The prime minister said he knew critics would accuse him of “lacking compassion”, but he insisted “the exact opposite is true”, adding: “There is nothing compassionate about leaving a generation of young people to sit in the dark before a flickering screen, watching as their dreams slip further from reach every passing day.

“And there is nothing fair about expecting taxpayers to support those who could work but choose not to.

“It doesn’t have to be like this. We can change.
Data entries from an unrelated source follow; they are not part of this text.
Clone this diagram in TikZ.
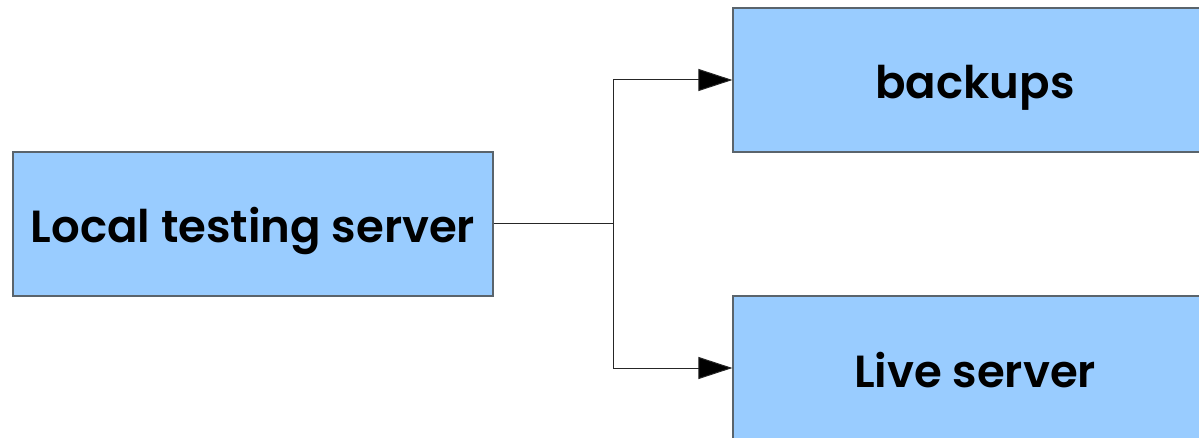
\documentclass[tikz,border=0pt]{standalone}
\usepackage{fontspec}
\setmainfont{Poppins}[BoldFont={Poppins SemiBold}]
\usetikzlibrary{arrows.meta}
\definecolor{boxfill}{HTML}{99CCFF}
\definecolor{boxline}{HTML}{5A646C}
\begin{document}
\begin{tikzpicture}[x=1pt,y=1pt,
  boxstyle/.style={draw=boxline,line width=1.2pt,fill=boxfill,rectangle,inner sep=0pt,
     text height=44pt,text depth=6pt,
     font=\fontsize{45}{45}\selectfont\bfseries},
  conn/.style={line width=1pt,draw=black!85},
  tip/.style={-{Triangle[length=34pt,width=22pt,fill=black]}}]
\useasboundingbox (0,0) rectangle (1199,-438);
\clip (0,0) rectangle (1199,-438);
\node[boxstyle,minimum width=480pt,minimum height=144pt] (local) at (253,-224) {Local testing server};
\node[boxstyle,minimum width=484pt,minimum height=144pt] (backups) at (975,-80) {backups};
\node[boxstyle,minimum width=484pt,minimum height=144pt] (live) at (975,-368) {Live server};
\coordinate (junc) at (613,-224);
\draw[conn] (local.east) -- (junc);
\draw[conn,tip] (junc) |- (backups.west);
\draw[conn,tip] (junc) |- (live.west);
\end{tikzpicture}
\end{document}
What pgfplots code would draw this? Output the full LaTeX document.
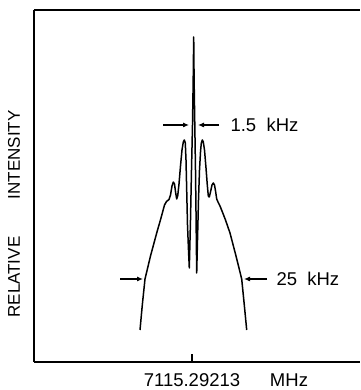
\documentclass[border=0pt]{standalone}
\usepackage{pgfplots}
\pgfplotsset{compat=1.18}
\usepackage{fontspec}
\setmainfont{Liberation Sans}
\usetikzlibrary{arrows.meta}

\begin{document}
\begin{tikzpicture}
\begin{axis}[
 x=1pt, y=1pt,
 xmin=34, xmax=360, ymin=28, ymax=380,
 axis x line*=bottom, axis y line*=left,
 axis line style={line width=1.4pt},
 xtick={192}, xticklabels={7115.29213},
 ytick=\empty,
 tick align=inside, major tick length=8pt,
 tick style={line width=1.3pt, black},
 xticklabel style={font=\fontsize{18.5}{21}\selectfont, yshift=-8pt},
 /pgf/number format/assume math mode=true,
 clip=false,
]
\addplot[black, line width=1.5pt, line join=round] coordinates {
(140,60)(142.3,85)(145,111)(150.5,134)(156.7,157)(161,172)(164.5,185)(166.5,188.5)(169,190.5)(170.5,195)(172,204)(173.3,208)(174.5,206)(175.7,197)(176.7,191)(177.7,194)(179,206)(180.5,224)(182,240)(183.3,248)(184.3,250)(185.3,247)(186,230)(186.7,200)(187.5,165)(188.5,140)(189.3,122)(190.5,170)(191.5,220)(192.5,265)(193.2,310)(193.7,353)(194.1,310)(194.8,265)(195.5,220)(196.1,170)(196.7,117)(197.5,150)(198.5,190)(199.5,220)(200.5,238)(201.3,247)(202.3,250)(203.3,248)(204.5,240)(206,222)(207.3,205)(208.3,194)(209.3,193)(210.5,198)(212,205)(213.3,207)(214.5,205)(215.7,198)(216.7,191)(218,188)(220,184)(222,179)(225.5,170)(230,157)(236,134)(241.7,111)(244.3,85)(246.7,60)
};
\draw[line width=1.3pt] (axis cs:34,380) -- (axis cs:360,380);
\draw[line width=1.1pt,-{Latex[length=6pt,width=5pt]}] (axis cs:163,265) -- (axis cs:189,265);
\draw[line width=1.1pt,-{Latex[length=6pt,width=5pt]}] (axis cs:219,265) -- (axis cs:198,265);
\node[anchor=west, font=\fontsize{18.5}{21}\selectfont] at (axis cs:227,265) {1.5\ \ kHz};
\draw[line width=1.1pt,-{Latex[length=6pt,width=5pt]}] (axis cs:120,111) -- (axis cs:143,111);
\draw[line width=1.1pt,-{Latex[length=6pt,width=5pt]}] (axis cs:267,111) -- (axis cs:244,111);
\node[anchor=west, font=\fontsize{18.5}{21}\selectfont] at (axis cs:273,111) {25\ \ kHz};
\node[font=\fontsize{18.5}{21}\selectfont] at (axis cs:289,10) {MHz};
\node[rotate=90, font=\fontsize{17}{20}\selectfont] at (axis cs:14,176) {RELATIVE\hspace{2.2em}INTENSITY};
\coordinate (bl) at (axis cs:0,0);
\coordinate (tr) at (axis cs:360,390);
\end{axis}
\pgfresetboundingbox
\path (bl) rectangle (tr);
\end{tikzpicture}
\end{document}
We must change.”

But Labour said the “root cause of economic activity” was down to the Tories’ failure on the health service, with record NHS waiting lists hitting people’s ability to get back in the workplace.

Acting shadow work and pensions secretary Alison McGovern said: “After 14 years of Tory misery, Rishi Sunak has set out his failed government’s appalling record for Britain: a record number of people locked out of work due to long-term sickness and an unsustainable spiralling benefits bill.

“Rather than a proper plan to get Britain working, all we heard today were sweeping questions and reheated proposals without any concrete answers.”

Liberal Democrat leader Sir Ed Davey called it “a desperate speech from a prime minister mired in sleaze and scandal”, adding: “Rishi Sunak is attempting to blame the British people for his own government’s failures on the economy and the NHS and it simply won’t wash.”

Meanwhile, disability charity Scope said the measures were a “full-on assault on disabled people”, adding they were “dangerous and risk leaving disabled people destitute”.

James Taylor, director of strategy at the charity, said calls were already “pouring in” to their helpline with people concerned about the impact on them, adding: “Sanctions and ending claims will only heap more misery on people at the sharp end of our cost of living crisis.”